В 1966 году Питер Бергер и Томас Лукман опубликовали книгу с красноречивым названием «Социальная конструкция реальности». Авторы, американец и немец, были учеными в области теологии и философии. Их аргументы шокировали представителей магистрального течения социологии, которые привыкли смотреть на мир как на нечто объективное и независимое от людей. Еще более радикальная декларация такого рода появилась годом позже — это была книга Гарольда Гарфинкеля «Исследования по этнометодологии». Книга Гарфинкеля была сборником его старых статей, которые уже широко изучала группа его последователей-энтузиастов, встречаясь частным образом. С публикацией этой книги это «подпольное» движение вдруг оказалось в центре внимания. Группа эпистемологических радикалов бросила вызов социологии, провозгласив ее наивной, необоснованной наукой, которую надо заменить на новую дисциплину, «этнометодологию».
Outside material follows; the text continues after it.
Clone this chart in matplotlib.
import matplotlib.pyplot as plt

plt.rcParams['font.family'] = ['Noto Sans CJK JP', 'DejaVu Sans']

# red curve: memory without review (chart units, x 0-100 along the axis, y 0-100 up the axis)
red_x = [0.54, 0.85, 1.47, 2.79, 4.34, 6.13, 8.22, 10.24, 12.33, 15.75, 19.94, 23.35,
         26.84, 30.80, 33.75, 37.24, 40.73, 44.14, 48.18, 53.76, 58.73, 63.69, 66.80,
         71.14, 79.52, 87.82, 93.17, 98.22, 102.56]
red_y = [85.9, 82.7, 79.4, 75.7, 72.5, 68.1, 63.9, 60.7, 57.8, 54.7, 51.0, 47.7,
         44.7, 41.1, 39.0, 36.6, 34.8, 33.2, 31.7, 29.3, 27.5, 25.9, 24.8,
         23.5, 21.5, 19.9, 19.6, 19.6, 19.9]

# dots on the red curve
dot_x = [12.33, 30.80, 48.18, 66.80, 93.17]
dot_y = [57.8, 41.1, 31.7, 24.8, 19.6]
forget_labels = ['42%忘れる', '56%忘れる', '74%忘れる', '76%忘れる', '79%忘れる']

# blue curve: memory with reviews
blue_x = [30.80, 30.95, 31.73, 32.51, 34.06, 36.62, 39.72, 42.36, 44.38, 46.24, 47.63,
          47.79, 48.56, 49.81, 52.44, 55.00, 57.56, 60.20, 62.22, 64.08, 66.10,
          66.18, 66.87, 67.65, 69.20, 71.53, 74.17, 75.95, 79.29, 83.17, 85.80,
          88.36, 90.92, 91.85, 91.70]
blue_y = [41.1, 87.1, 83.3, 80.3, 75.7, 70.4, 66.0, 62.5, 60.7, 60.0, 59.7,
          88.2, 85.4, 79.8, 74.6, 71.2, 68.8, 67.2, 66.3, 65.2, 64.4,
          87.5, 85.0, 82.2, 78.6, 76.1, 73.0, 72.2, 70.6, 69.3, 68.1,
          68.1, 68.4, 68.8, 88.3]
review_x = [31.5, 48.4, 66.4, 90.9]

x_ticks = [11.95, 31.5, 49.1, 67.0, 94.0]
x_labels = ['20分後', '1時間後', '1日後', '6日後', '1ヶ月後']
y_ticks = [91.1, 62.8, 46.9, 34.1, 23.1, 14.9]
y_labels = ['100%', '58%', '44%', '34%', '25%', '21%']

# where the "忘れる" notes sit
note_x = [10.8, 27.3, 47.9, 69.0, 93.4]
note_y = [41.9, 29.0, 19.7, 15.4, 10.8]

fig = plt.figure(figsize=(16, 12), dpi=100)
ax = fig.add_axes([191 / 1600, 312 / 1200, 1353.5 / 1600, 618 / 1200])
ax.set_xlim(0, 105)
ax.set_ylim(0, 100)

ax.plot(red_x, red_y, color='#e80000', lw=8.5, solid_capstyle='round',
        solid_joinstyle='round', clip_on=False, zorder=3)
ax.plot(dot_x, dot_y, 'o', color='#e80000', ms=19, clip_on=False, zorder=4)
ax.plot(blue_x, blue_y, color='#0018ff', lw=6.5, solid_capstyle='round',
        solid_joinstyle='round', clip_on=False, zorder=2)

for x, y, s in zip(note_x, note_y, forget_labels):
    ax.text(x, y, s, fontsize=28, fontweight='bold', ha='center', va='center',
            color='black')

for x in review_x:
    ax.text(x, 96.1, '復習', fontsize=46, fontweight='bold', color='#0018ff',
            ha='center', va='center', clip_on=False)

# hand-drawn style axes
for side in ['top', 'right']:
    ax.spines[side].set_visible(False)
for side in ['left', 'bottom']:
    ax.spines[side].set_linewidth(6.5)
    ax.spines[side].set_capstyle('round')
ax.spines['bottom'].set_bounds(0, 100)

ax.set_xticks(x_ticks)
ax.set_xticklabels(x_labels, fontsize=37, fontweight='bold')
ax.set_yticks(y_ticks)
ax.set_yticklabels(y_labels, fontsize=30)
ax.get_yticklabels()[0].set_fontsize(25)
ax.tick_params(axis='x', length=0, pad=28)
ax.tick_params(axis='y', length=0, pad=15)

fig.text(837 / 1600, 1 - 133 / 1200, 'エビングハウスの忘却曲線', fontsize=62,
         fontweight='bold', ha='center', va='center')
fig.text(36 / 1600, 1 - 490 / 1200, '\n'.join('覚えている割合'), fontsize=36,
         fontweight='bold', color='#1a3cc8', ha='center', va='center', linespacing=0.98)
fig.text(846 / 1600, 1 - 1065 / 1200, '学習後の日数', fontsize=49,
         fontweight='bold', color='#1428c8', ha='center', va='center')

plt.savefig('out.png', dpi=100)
Нет необходимости говорить, что этого не случилось, но все поняли, что старый социологический истеблишмент больше не вызывал всеобщей преданности и что среди соперничающих фракций новой идейной сцены была одна открыто революционная группа. «Этнос», как их теперь называли, не был революционным в чисто политическом смысле. Марксизм в их глазах принадлежал к тому же старому способу мышления, иго которого надлежало свергнуть.
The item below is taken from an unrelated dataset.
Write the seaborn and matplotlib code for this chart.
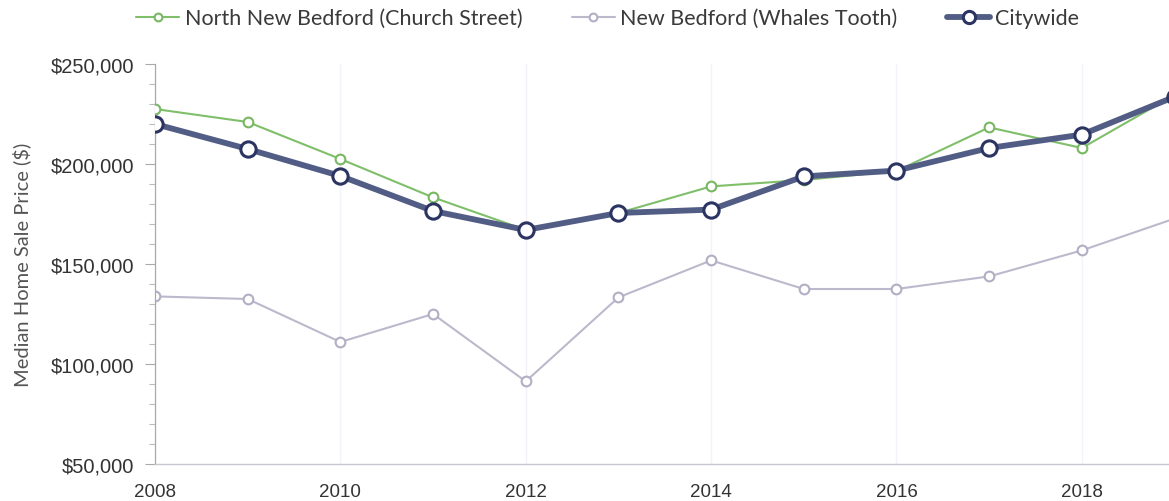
import matplotlib
matplotlib.use("Agg")
import matplotlib.pyplot as plt
import matplotlib.ticker as mticker
import seaborn as sns
import pandas as pd

years = [2008, 2009, 2010, 2011, 2012, 2013, 2014, 2015, 2016, 2017, 2018, 2019]
north_nb = [227500, 221000, 202500, 183300, 167000, 175500, 188800, 192000, 196500, 218300, 208000, 234500]
whales_tooth = [133800, 132500, 111000, 125000, 91300, 133300, 151800, 137500, 137500, 143800, 156800, 172700]
citywide = [220000, 207500, 194000, 176500, 167000, 175500, 177200, 193800, 196700, 208000, 214700, 233600]
series_names = ["North New Bedford (Church Street)", "New Bedford (Whales Tooth)", "Citywide"]
y_ticks = [50000, 100000, 150000, 200000, 250000]
x_ticks = [2008, 2010, 2012, 2014, 2016, 2018]
y_label = "Median Home Sale Price ($)"

df = pd.DataFrame({
    "year": years * 3,
    "price": north_nb + whales_tooth + citywide,
    "series": [series_names[0]] * len(years) + [series_names[1]] * len(years) + [series_names[2]] * len(years),
})

sns.set_style("white")
plt.rcParams["font.family"] = ["Lato", "DejaVu Sans"]

fig = plt.figure(figsize=(11.69, 5.02), dpi=100)
ax = fig.add_axes([155 / 1169, 37 / 502, (1169 - 155) / 1169, 400 / 502])

styles = {
    series_names[1]: dict(color="#bdb8cc", lw=1.5, ms=7, mec="#b3aec4", mew=1.5, z=2),
    series_names[0]: dict(color="#7fbf6a", lw=1.5, ms=7, mec="#78b862", mew=1.5, z=3),
    series_names[2]: dict(color="#525d85", lw=4.2, ms=11, mec="#2c3462", mew=2.2, z=4),
}
for name in [series_names[1], series_names[0], series_names[2]]:
    st = styles[name]
    sub = df[df["series"] == name]
    sns.lineplot(data=sub, x="year", y="price", ax=ax, color=st["color"], lw=st["lw"],
                 marker="o", markersize=st["ms"], markerfacecolor="white",
                 markeredgecolor=st["mec"], markeredgewidth=st["mew"],
                 zorder=st["z"], label=name, legend=False)

ax.set_xlim(2008, 2018.94)
ax.set_ylim(50000, 250000)
ax.set_xticks(x_ticks)
ax.set_yticks(y_ticks)
ax.yaxis.set_minor_locator(mticker.MultipleLocator(10000))
ax.yaxis.set_major_formatter(mticker.FuncFormatter(lambda v, p: f"${int(v):,}"))
ax.set_xlabel("")
ax.set_ylabel(y_label, fontsize=14.5, color="#555555", labelpad=14)

for lab in ax.get_yticklabels():
    lab.set_fontfamily(["Liberation Sans", "DejaVu Sans"])
    lab.set_fontsize(14.5)
    lab.set_color("#333333")
for lab in ax.get_xticklabels():
    lab.set_fontfamily(["Liberation Sans", "DejaVu Sans"])
    lab.set_fontsize(13.5)
    lab.set_color("#333333")

ax.tick_params(axis="y", which="major", length=7, width=0.8, color="#aaaaaa", pad=8, left=True)
ax.tick_params(axis="y", which="minor", length=4, width=0.8, color="#bbbbbb", left=True)
ax.tick_params(axis="x", length=0, pad=14)

ax.grid(axis="x", color="#f4f2f8", lw=1)
ax.grid(axis="y", visible=False)
for s in ["top", "right"]:
    ax.spines[s].set_visible(False)
ax.spines["left"].set_color("#aaaaaa")
ax.spines["left"].set_linewidth(0.9)
ax.spines["bottom"].set_color("#c8c6d4")
ax.spines["bottom"].set_linewidth(1.0)
ax.spines["bottom"].set_linestyle((0, (3, 1)))

handles, labels = ax.get_legend_handles_labels()
order = [labels.index(n) for n in series_names]
leg = fig.legend([handles[i] for i in order], [labels[i] for i in order],
                 loc="center", bbox_to_anchor=(0.52, 0.962), ncol=3, frameon=False,
                 fontsize=15.5, handlelength=2.0, handletextpad=0.25, columnspacing=2.3,
                 markerscale=0.8)
for t in leg.get_texts():
    t.set_color("#3a3a3a")

fig.savefig("out.png", dpi=100)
Чего они требовали? Многие не совсем хорошо это понимали. Гарфинкель и его последователи обычно писали сложным языком, используя только им понятную терминологию. Обычно они встречались частным образом и не прикладывали особых усилий к тому, чтобы ввести в курс своих занятий коллег, работающих в этой области. Многие социологи рассматривали их поэтому как особый культ. Частью проблемы было то, что этнометодологи пытались ввести сразу два новшества. С одной стороны, они пытались сделать социологию более философской, чем она была за предшествующие 60 лет, и с другой стороны, та философия, которую они хотели использовать, была недостаточно известна в США и уходила своими корнями в немецкую феноменологию. Но если бы этнос был чисто философским течением, им было бы гораздо легче пренебречь. Но этнометодологи также претендовали на куда больший эмпиризм по сравнению с конвенциональной социологией. Одним из их главных возражений против существующей социологии было обвинение в том, что она не добирается до основного массива фактов, на которые нужно обращать внимание. Исследовательские опросы просто задавали вопросы и принимали ответы на них за реальные формы жизни людей. Историческая социология основывалась на документах, имеющих еще меньшее отношение к реальной жизни. Символические интеракционисты вроде Блумера уже выступали с подобной критикой, но этнос обратил на них их же оружие. Символические интеракционисты просто оглядывали поверхность взаимодействия. Они выступали с его интерпретацией, но не добирались до его сердцевины и не сумели достаточно внимательно на него посмотреть.
Неудивительно, что символические интеракционисты были в ярости от такой критики. В течение многих лет они боролись против тяжеловесного холодного позитивизма американской социологии, указывая на важность ситуаций и текучесть социальных отношений. Теперь их критиковали из того лагеря, откуда они меньше всего ожидали критики. Им твердили, что они недостаточно радикальны и что они являются частью того же самого истеблишмента. Многие символические интеракционисты реагировали на это утверждением, что в этносе не было ничего нового: сами интеракционисты уже давно говорили обо всех этих проблемах. Они также утверждали (и это не совсем последовательно), что этнос пошел слишком далеко и совсем разрушил социальную реальность.
Однако если немного отрешиться от ситуации фурора, можно говорить о том, что этнометодологи все же чем-то отличались. Их философские и теоретические утверждения, а также их эмпиризм были отличны от всего того, что делалось в американской социологии.